PROVIDED DATA -
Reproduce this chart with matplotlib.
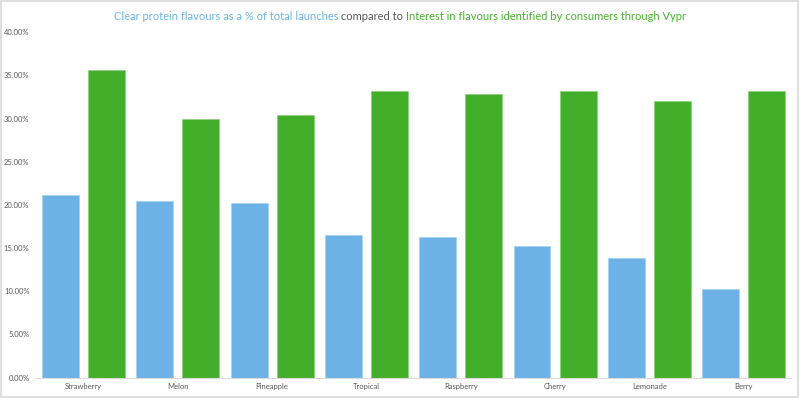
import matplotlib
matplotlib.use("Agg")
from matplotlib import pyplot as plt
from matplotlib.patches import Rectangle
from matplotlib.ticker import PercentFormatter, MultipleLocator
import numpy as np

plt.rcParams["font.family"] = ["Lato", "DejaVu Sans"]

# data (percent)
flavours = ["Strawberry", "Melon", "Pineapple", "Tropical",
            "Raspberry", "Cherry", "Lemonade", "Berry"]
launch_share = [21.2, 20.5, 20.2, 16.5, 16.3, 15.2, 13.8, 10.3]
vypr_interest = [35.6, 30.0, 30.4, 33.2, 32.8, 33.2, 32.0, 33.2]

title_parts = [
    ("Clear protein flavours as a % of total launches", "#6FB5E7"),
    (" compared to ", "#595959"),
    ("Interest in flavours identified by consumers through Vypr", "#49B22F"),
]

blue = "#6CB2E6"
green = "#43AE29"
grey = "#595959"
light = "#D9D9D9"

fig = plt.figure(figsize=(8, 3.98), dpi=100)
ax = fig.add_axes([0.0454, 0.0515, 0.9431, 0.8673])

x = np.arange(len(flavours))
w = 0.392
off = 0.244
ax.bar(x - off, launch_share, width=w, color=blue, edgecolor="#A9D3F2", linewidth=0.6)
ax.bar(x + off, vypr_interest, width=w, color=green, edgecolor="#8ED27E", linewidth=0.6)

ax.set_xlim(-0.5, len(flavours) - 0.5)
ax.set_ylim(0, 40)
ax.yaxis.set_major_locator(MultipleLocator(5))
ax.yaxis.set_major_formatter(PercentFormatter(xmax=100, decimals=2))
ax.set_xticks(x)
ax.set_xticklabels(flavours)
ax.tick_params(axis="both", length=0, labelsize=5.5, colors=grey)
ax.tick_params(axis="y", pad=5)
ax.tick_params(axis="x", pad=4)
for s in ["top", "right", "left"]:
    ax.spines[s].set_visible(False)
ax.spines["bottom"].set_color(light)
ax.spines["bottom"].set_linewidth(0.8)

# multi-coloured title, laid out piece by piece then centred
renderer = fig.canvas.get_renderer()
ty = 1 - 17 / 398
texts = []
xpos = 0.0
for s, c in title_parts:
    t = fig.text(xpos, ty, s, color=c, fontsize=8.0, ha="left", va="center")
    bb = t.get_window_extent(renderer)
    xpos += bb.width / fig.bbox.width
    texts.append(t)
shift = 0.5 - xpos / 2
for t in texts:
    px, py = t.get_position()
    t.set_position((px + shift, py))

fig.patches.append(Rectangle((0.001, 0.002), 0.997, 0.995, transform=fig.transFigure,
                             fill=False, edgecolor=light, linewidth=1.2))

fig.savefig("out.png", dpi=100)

PROBLEM TO SOLVE - Retype the whole listing exactly and leave the pictures out.

WRITTEN ANSWER -
Reproduce this chart with matplotlib.
import matplotlib
matplotlib.use("Agg")
from matplotlib import pyplot as plt
from matplotlib.patches import Rectangle
from matplotlib.ticker import PercentFormatter, MultipleLocator
import numpy as np

plt.rcParams["font.family"] = ["Lato", "DejaVu Sans"]

# data (percent)
flavours = ["Strawberry", "Melon", "Pineapple", "Tropical",
            "Raspberry", "Cherry", "Lemonade", "Berry"]
launch_share = [21.2, 20.5, 20.2, 16.5, 16.3, 15.2, 13.8, 10.3]
vypr_interest = [35.6, 30.0, 30.4, 33.2, 32.8, 33.2, 32.0, 33.2]

title_parts = [
    ("Clear protein flavours as a % of total launches", "#6FB5E7"),
    (" compared to ", "#595959"),
    ("Interest in flavours identified by consumers through Vypr", "#49B22F"),
]

blue = "#6CB2E6"
green = "#43AE29"
grey = "#595959"
light = "#D9D9D9"

fig = plt.figure(figsize=(8, 3.98), dpi=100)
ax = fig.add_axes([0.0454, 0.0515, 0.9431, 0.8673])

x = np.arange(len(flavours))
w = 0.392
off = 0.244
ax.bar(x - off, launch_share, width=w, color=blue, edgecolor="#A9D3F2", linewidth=0.6)
ax.bar(x + off, vypr_interest, width=w, color=green, edgecolor="#8ED27E", linewidth=0.6)

ax.set_xlim(-0.5, len(flavours) - 0.5)
ax.set_ylim(0, 40)
ax.yaxis.set_major_locator(MultipleLocator(5))
ax.yaxis.set_major_formatter(PercentFormatter(xmax=100, decimals=2))
ax.set_xticks(x)
ax.set_xticklabels(flavours)
ax.tick_params(axis="both", length=0, labelsize=5.5, colors=grey)
ax.tick_params(axis="y", pad=5)
ax.tick_params(axis="x", pad=4)
for s in ["top", "right", "left"]:
    ax.spines[s].set_visible(False)
ax.spines["bottom"].set_color(light)
ax.spines["bottom"].set_linewidth(0.8)

# multi-coloured title, laid out piece by piece then centred
renderer = fig.canvas.get_renderer()
ty = 1 - 17 / 398
texts = []
xpos = 0.0
for s, c in title_parts:
    t = fig.text(xpos, ty, s, color=c, fontsize=8.0, ha="left", va="center")
    bb = t.get_window_extent(renderer)
    xpos += bb.width / fig.bbox.width
    texts.append(t)
shift = 0.5 - xpos / 2
for t in texts:
    px, py = t.get_position()
    t.set_position((px + shift, py))

fig.patches.append(Rectangle((0.001, 0.002), 0.997, 0.995, transform=fig.transFigure,
                             fill=False, edgecolor=light, linewidth=1.2))

fig.savefig("out.png", dpi=100)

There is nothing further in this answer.